En este contexto, desde hace un tiempo las autoridades europeas han descubierto un argumento para justificar la represión, las extradiciones y las matanzas, señalando que actúan en nombre de la libertad y en defensa de la democracia occidental.
En las pateras y barcos piratas, apuntan, se encuentran camuflados miembros del Estado Islámico, cuyo objetivo es realizar atentados terroristas. Preocupados por el cariz del problema, jefes de Estado, presidentes de gobierno, ministros de Exteriores, Defensa e Interior, es decir, la inteligencia en pleno, se reúnen juntos o por separado para tomar medidas. Y se les ocurre una gran idea para enfrentar el problema de la inmigración, aumentar el presupuesto militar destinado a las tareas de control, inteligencia y patrullaje en las aguas del mar Mediterráneo. En esta febril decisión, el primer ministro de Gran Bretaña, David Cameron, ofrece fragatas para abordar los barcos pateras con la condición de desembarcarlos en cualquier país, menos en las costas británicas.
El enemigo al cual se enfrentan, apuntan concienzudamente, es un conglomerado de traficantes de personas, mafias pertenecientes al crimen organizado y miembros del Estado Islámico. Para las autoridades europeas la buena voluntad debe dar paso a una férrea decisión de atacar el problema de la inmigración ilegal como parte de una política de defensa estratégica.

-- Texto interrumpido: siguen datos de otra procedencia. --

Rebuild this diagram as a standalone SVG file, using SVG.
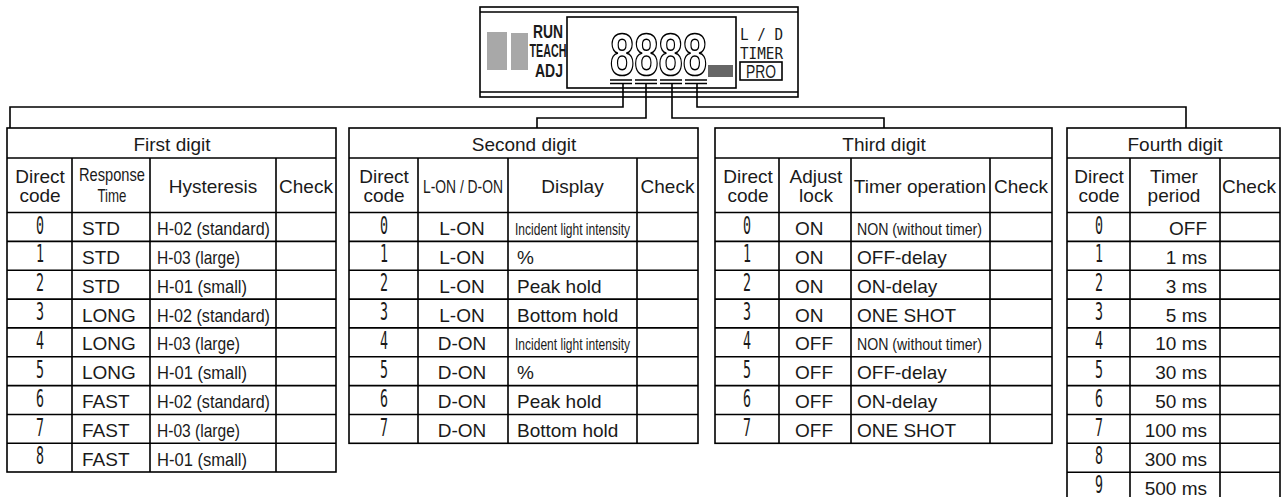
<svg xmlns="http://www.w3.org/2000/svg" width="1282" height="497" viewBox="0 0 1282 497">
<style>
.ln{stroke:#000;stroke-width:1.6;fill:none}
.t{font-family:"Liberation Sans",Arial,sans-serif;font-size:19px;fill:#1a1a1a}
.c{text-anchor:middle}
.r{text-anchor:end}
.sm{font-size:17px}
.dg{font-family:"DejaVu Sans Mono",monospace;font-size:24px;text-anchor:middle;fill:#1a1a1a}
.mono{font-family:"DejaVu Sans Mono","Liberation Mono",monospace;font-size:15px;fill:#1a1a1a}
.seg{font-family:"Liberation Sans",Arial,sans-serif;font-size:60px;font-weight:bold;fill:none;stroke:#000;stroke-width:1.6}
</style>
<rect width="1282" height="497" fill="#fff"/>
<g id="device">
<rect class="ln" x="480" y="7" width="318" height="90"/>
<path class="ln" d="M480 12H798M480 92H798"/>
<rect x="487" y="32" width="20" height="38" fill="#a8a8a8"/>
<rect x="511" y="33" width="17" height="37" fill="#a8a8a8"/>
<text class="t c" x="548" y="38" font-size="14" font-weight="bold" textLength="30" lengthAdjust="spacingAndGlyphs">RUN</text>
<text class="t c" x="548" y="57" font-size="11" font-weight="bold" textLength="37" lengthAdjust="spacingAndGlyphs">TEACH</text>
<text class="t c" x="549" y="77" font-size="17" font-weight="bold" textLength="28" lengthAdjust="spacingAndGlyphs">ADJ</text>
<rect class="ln" x="567" y="17" width="169" height="71"/>
<text class="seg" x="610" y="75" textLength="97" lengthAdjust="spacingAndGlyphs">8888</text>
<path class="ln" stroke-width="1.2" d="M610 80h22M610 83.5h22M635 80h22M635 83.5h22M660 80h22M660 83.5h22M685 80h22M685 83.5h22"/>
<rect x="708" y="65" width="25" height="12" fill="#666"/>
<text class="mono" x="740" y="40" textLength="43" lengthAdjust="spacingAndGlyphs">L / D</text>
<text class="mono" x="740" y="59" textLength="43" lengthAdjust="spacingAndGlyphs">TIMER</text>
<rect class="ln" stroke-width="1.4" x="740" y="62" width="42" height="18"/>
<text class="t c" x="761" y="78" font-size="17" textLength="30" lengthAdjust="spacingAndGlyphs">PRO</text>
</g>
<g id="connectors">
<path class="ln" d="M623 83V107H10V128M646 83V118H537V128M672 83V118H884V128M697 83V107H1186V128"/>
</g>
<g id="table1">
<rect class="ln" x="7" y="128" width="329" height="344"/>
<path class="ln" d="M7 158H336M7 212.5H336M7 241.4H336M7 270.2H336M7 299.1H336M7 327.9H336M7 356.8H336M7 385.6H336M7 414.5H336M7 443.3H336M72 158V472M150 158V472M276 158V472"/>
<text class="t c" x="172" y="151">First digit</text>
<text class="t c" x="40" y="183">Direct</text>
<text class="t c" x="40" y="202">code</text>
<text class="t c" x="112" y="181" font-size="16" textLength="66" lengthAdjust="spacingAndGlyphs">Response</text>
<text class="t c" x="112" y="202" font-size="16" textLength="29" lengthAdjust="spacingAndGlyphs">Time</text>
<text class="t c" x="213" y="193">Hysteresis</text>
<text class="t c" x="306" y="193">Check</text>
<g class="dg">
<text x="40" y="233.5" textLength="8" lengthAdjust="spacingAndGlyphs">0</text>
<text x="40" y="262.4" textLength="8" lengthAdjust="spacingAndGlyphs">1</text>
<text x="40" y="291.2" textLength="8" lengthAdjust="spacingAndGlyphs">2</text>
<text x="40" y="320.1" textLength="8" lengthAdjust="spacingAndGlyphs">3</text>
<text x="40" y="348.9" textLength="8" lengthAdjust="spacingAndGlyphs">4</text>
<text x="40" y="377.8" textLength="8" lengthAdjust="spacingAndGlyphs">5</text>
<text x="40" y="406.6" textLength="8" lengthAdjust="spacingAndGlyphs">6</text>
<text x="40" y="435.5" textLength="8" lengthAdjust="spacingAndGlyphs">7</text>
<text x="40" y="464.3" textLength="8" lengthAdjust="spacingAndGlyphs">8</text>
</g>
<g class="t">
<text x="82" y="235">STD</text>
<text x="82" y="263.9">STD</text>
<text x="82" y="292.7">STD</text>
<text x="82" y="321.6">LONG</text>
<text x="82" y="350.4">LONG</text>
<text x="82" y="379.3">LONG</text>
<text x="82" y="408.1">FAST</text>
<text x="82" y="437">FAST</text>
<text x="82" y="465.8">FAST</text>
<text x="157" y="235" textLength="113" lengthAdjust="spacingAndGlyphs">H-02 (standard)</text>
<text x="157" y="263.9" textLength="83" lengthAdjust="spacingAndGlyphs">H-03 (large)</text>
<text x="157" y="292.7" textLength="90" lengthAdjust="spacingAndGlyphs">H-01 (small)</text>
<text x="157" y="321.6" textLength="113" lengthAdjust="spacingAndGlyphs">H-02 (standard)</text>
<text x="157" y="350.4" textLength="83" lengthAdjust="spacingAndGlyphs">H-03 (large)</text>
<text x="157" y="379.3" textLength="90" lengthAdjust="spacingAndGlyphs">H-01 (small)</text>
<text x="157" y="408.1" textLength="113" lengthAdjust="spacingAndGlyphs">H-02 (standard)</text>
<text x="157" y="437" textLength="83" lengthAdjust="spacingAndGlyphs">H-03 (large)</text>
<text x="157" y="465.8" textLength="90" lengthAdjust="spacingAndGlyphs">H-01 (small)</text>
</g>
</g>
<g id="table2">
<rect class="ln" x="349" y="128" width="349" height="315.3"/>
<path class="ln" d="M349 158H698M349 212.5H698M349 241.4H698M349 270.2H698M349 299.1H698M349 327.9H698M349 356.8H698M349 385.6H698M349 414.5H698M418 158V443.3M508 158V443.3M637 158V443.3"/>
<text class="t c" x="524" y="151">Second digit</text>
<text class="t c" x="384" y="183">Direct</text>
<text class="t c" x="384" y="202">code</text>
<text class="t c" x="463" y="193" font-size="17" textLength="80" lengthAdjust="spacingAndGlyphs">L-ON / D-ON</text>
<text class="t c" x="572.5" y="193">Display</text>
<text class="t c" x="667.5" y="193">Check</text>
<g class="dg">
<text x="384" y="233.5" textLength="8" lengthAdjust="spacingAndGlyphs">0</text>
<text x="384" y="262.4" textLength="8" lengthAdjust="spacingAndGlyphs">1</text>
<text x="384" y="291.2" textLength="8" lengthAdjust="spacingAndGlyphs">2</text>
<text x="384" y="320.1" textLength="8" lengthAdjust="spacingAndGlyphs">3</text>
<text x="384" y="348.9" textLength="8" lengthAdjust="spacingAndGlyphs">4</text>
<text x="384" y="377.8" textLength="8" lengthAdjust="spacingAndGlyphs">5</text>
<text x="384" y="406.6" textLength="8" lengthAdjust="spacingAndGlyphs">6</text>
<text x="384" y="435.5" textLength="8" lengthAdjust="spacingAndGlyphs">7</text>
</g>
<g class="t">
<text class="c" x="462" y="235">L-ON</text>
<text class="c" x="462" y="263.9">L-ON</text>
<text class="c" x="462" y="292.7">L-ON</text>
<text class="c" x="462" y="321.6">L-ON</text>
<text class="c" x="462" y="350.4">D-ON</text>
<text class="c" x="462" y="379.3">D-ON</text>
<text class="c" x="462" y="408.1">D-ON</text>
<text class="c" x="462" y="437">D-ON</text>
<text class="sm" x="515" y="235" textLength="115" lengthAdjust="spacingAndGlyphs">Incident light intensity</text>
<text x="517" y="263.9">%</text>
<text x="517" y="292.7">Peak hold</text>
<text x="517" y="321.6">Bottom hold</text>
<text class="sm" x="515" y="350.4" textLength="115" lengthAdjust="spacingAndGlyphs">Incident light intensity</text>
<text x="517" y="379.3">%</text>
<text x="517" y="408.1">Peak hold</text>
<text x="517" y="437">Bottom hold</text>
</g>
</g>
<g id="table3">
<rect class="ln" x="715" y="128" width="337" height="315.3"/>
<path class="ln" d="M715 158H1052M715 212.5H1052M715 241.4H1052M715 270.2H1052M715 299.1H1052M715 327.9H1052M715 356.8H1052M715 385.6H1052M715 414.5H1052M779 158V443.3M851 158V443.3M990 158V443.3"/>
<text class="t c" x="884" y="151">Third digit</text>
<text class="t c" x="748" y="183">Direct</text>
<text class="t c" x="748" y="202">code</text>
<text class="t c" x="816" y="183">Adjust</text>
<text class="t c" x="816" y="202">lock</text>
<text class="t c" x="920" y="193">Timer operation</text>
<text class="t c" x="1021" y="193">Check</text>
<g class="dg">
<text x="747" y="233.5" textLength="8" lengthAdjust="spacingAndGlyphs">0</text>
<text x="747" y="262.4" textLength="8" lengthAdjust="spacingAndGlyphs">1</text>
<text x="747" y="291.2" textLength="8" lengthAdjust="spacingAndGlyphs">2</text>
<text x="747" y="320.1" textLength="8" lengthAdjust="spacingAndGlyphs">3</text>
<text x="747" y="348.9" textLength="8" lengthAdjust="spacingAndGlyphs">4</text>
<text x="747" y="377.8" textLength="8" lengthAdjust="spacingAndGlyphs">5</text>
<text x="747" y="406.6" textLength="8" lengthAdjust="spacingAndGlyphs">6</text>
<text x="747" y="435.5" textLength="8" lengthAdjust="spacingAndGlyphs">7</text>
</g>
<g class="t">
<text x="795" y="235">ON</text>
<text x="795" y="263.9">ON</text>
<text x="795" y="292.7">ON</text>
<text x="795" y="321.6">ON</text>
<text x="795" y="350.4">OFF</text>
<text x="795" y="379.3">OFF</text>
<text x="795" y="408.1">OFF</text>
<text x="795" y="437">OFF</text>
<text class="sm" x="857" y="235" textLength="125" lengthAdjust="spacingAndGlyphs">NON (without timer)</text>
<text x="857" y="263.9">OFF-delay</text>
<text x="857" y="292.7">ON-delay</text>
<text x="857" y="321.6">ONE SHOT</text>
<text class="sm" x="857" y="350.4" textLength="125" lengthAdjust="spacingAndGlyphs">NON (without timer)</text>
<text x="857" y="379.3">OFF-delay</text>
<text x="857" y="408.1">ON-delay</text>
<text x="857" y="437">ONE SHOT</text>
</g>
</g>
<g id="table4">
<rect class="ln" x="1067" y="128" width="213" height="373"/>
<path class="ln" d="M1067 158H1280M1067 212.5H1280M1067 241.4H1280M1067 270.2H1280M1067 299.1H1280M1067 327.9H1280M1067 356.8H1280M1067 385.6H1280M1067 414.5H1280M1067 443.3H1280M1067 472.2H1280M1130 158V501M1220 158V501"/>
<text class="t c" x="1175" y="151">Fourth digit</text>
<text class="t c" x="1099" y="183">Direct</text>
<text class="t c" x="1099" y="202">code</text>
<text class="t c" x="1174" y="183">Timer</text>
<text class="t c" x="1174" y="202">period</text>
<text class="t c" x="1249" y="193">Check</text>
<g class="dg">
<text x="1099" y="233.5" textLength="8" lengthAdjust="spacingAndGlyphs">0</text>
<text x="1099" y="262.4" textLength="8" lengthAdjust="spacingAndGlyphs">1</text>
<text x="1099" y="291.2" textLength="8" lengthAdjust="spacingAndGlyphs">2</text>
<text x="1099" y="320.1" textLength="8" lengthAdjust="spacingAndGlyphs">3</text>
<text x="1099" y="348.9" textLength="8" lengthAdjust="spacingAndGlyphs">4</text>
<text x="1099" y="377.8" textLength="8" lengthAdjust="spacingAndGlyphs">5</text>
<text x="1099" y="406.6" textLength="8" lengthAdjust="spacingAndGlyphs">6</text>
<text x="1099" y="435.5" textLength="8" lengthAdjust="spacingAndGlyphs">7</text>
<text x="1099" y="464.3" textLength="8" lengthAdjust="spacingAndGlyphs">8</text>
<text x="1099" y="493.2" textLength="8" lengthAdjust="spacingAndGlyphs">9</text>
</g>
<g class="t r">
<text x="1207" y="235">OFF</text>
<text x="1207" y="263.9">1 ms</text>
<text x="1207" y="292.7">3 ms</text>
<text x="1207" y="321.6">5 ms</text>
<text x="1207" y="350.4">10 ms</text>
<text x="1207" y="379.3">30 ms</text>
<text x="1207" y="408.1">50 ms</text>
<text x="1207" y="437">100 ms</text>
<text x="1207" y="465.8">300 ms</text>
<text x="1207" y="494.7">500 ms</text>
</g>
</g>
</svg>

En esta perspectiva, apuntan, debe hablarse con las autoridades nativas
en los países de origen, para que vigilen e informen de los barcos piratas para su posterior bombardeo con drones y de esa manera disuadir el tráfico de inmigrantes. Aquí no se discrimina. Al fin y al cabo da igual un liberiano que un nigeriano, que un etíope que un eritreo; en definitiva son todos negros, no tienen pasaportes y hablan raro. No se les puede dejar entrar a Europa, son unos muertos de hambre. Si arriesgan la vida son insensatos y se les debe aplicar la misma receta que antaño practicasen con sus antepasados, las casas reales de España, Gran Bretaña, Holanda, Bélgica, Dinamarca, la pulcra burguesía francesa o la culta clase dominante alemana. Explotarlos hasta la muerte, primero como esclavos y hoy como países dependientes, extrayendo sus riquezas naturales a cambio de celebrar un Mundial de futbol y quedarse en su sitio sin moverse.
Deben entender que no son bien recibidos en la cuna de la democracia occidental. Si no lo hacen por las buenas, lo harán por las malas. Palo, azote, cárcel, tortura y muerte.